So much concepts flying around in this thread...

Being an old-school-hardcore-designer and design teacher for almost two decades now, I just can't sit still while reading this.
Here's my 10(!) cents (keep them: with the interests it may amount to a lot in the future):

1—Usability is a buzzword some computer engineers with no design education or background found out some time ago. When they found out the miserable experience they were providing their users with, lo and behold! They came up with "USABILITY".
This, in reality, stems from a small part of a Design discipline called "ERGONOMICS"; a discipline REAL DESIGNERS have been studying for ages.

2—By "REAL DESIGNERS" I mean people who have some formal education in the field and who work full time providing REAL solutions to their client's problems. I'm not talking about would-be designers, nor smart skater-boys tottin' fresh copies of Flash+Photoshop, nor frustrated artists who have to sell design services for a living 'cause they're still waiting for their debut exhibition on the shoddy art-gallery at the mall, nor cubicle-bred sweatshop proletarians on a moonlighting escapade... (the list goes on and on...)

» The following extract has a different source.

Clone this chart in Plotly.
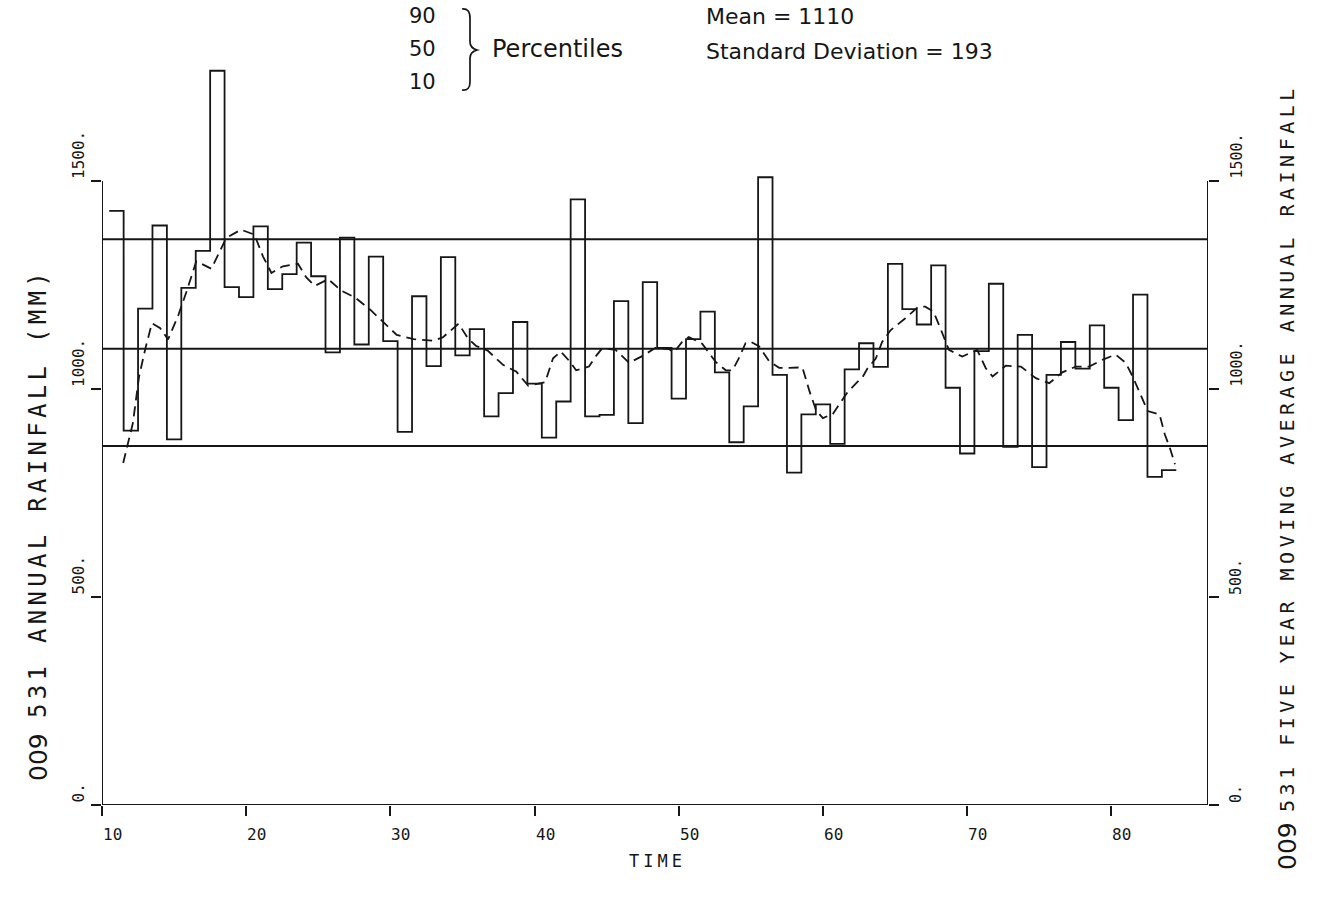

3—USABILITY stems from a very specific kind of what is called "COGNITIVE ERGONOMICS". This is a discipline which deals with the cognitive processes involved in communication. The corner-stone to this discipline is what is known as the "THEORY OF COGNITIVE LOAD". You have to start there if you want to take this matter seriously.

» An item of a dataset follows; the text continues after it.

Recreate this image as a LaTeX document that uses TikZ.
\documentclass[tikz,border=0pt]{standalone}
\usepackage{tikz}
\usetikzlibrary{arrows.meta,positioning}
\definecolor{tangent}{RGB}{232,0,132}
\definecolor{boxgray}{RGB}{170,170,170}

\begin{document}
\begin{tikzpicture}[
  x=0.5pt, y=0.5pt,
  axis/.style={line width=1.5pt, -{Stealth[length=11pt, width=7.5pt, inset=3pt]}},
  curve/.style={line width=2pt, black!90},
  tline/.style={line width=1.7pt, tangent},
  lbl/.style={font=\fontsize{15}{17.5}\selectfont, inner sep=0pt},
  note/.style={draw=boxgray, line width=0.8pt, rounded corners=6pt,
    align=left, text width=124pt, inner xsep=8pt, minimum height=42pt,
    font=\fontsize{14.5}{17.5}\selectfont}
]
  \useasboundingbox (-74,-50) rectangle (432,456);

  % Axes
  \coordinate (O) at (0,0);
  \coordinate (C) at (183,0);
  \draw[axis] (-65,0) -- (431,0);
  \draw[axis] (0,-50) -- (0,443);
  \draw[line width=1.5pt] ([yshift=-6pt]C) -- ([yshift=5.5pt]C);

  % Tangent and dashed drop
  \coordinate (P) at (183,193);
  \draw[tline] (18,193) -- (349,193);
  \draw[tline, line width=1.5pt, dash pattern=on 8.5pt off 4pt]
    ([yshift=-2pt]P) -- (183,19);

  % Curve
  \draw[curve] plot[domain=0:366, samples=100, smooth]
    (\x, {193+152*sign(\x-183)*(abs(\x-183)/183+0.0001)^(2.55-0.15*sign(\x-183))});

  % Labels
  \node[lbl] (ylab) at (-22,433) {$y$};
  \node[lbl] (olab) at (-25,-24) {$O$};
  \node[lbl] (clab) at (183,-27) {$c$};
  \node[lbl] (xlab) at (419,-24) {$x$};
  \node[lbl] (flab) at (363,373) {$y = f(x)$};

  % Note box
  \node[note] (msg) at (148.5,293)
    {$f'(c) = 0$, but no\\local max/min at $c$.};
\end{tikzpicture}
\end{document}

4—Admittedly, usability is more than that, as it gained much from another discipline called HUMAN-COMPUTER INTERACTION, which was already around when Nielsen pulled that rabbit out of his hat.

5—I myself find Nielsen's partner, Don Norman, much more interesting. His work is required reading for anyone interested in any discipline of design (check below). My perception is that Nielsen has always been too radical, maybe trying to get too much attention. Still, I think anyone interested in these matters should read his work too.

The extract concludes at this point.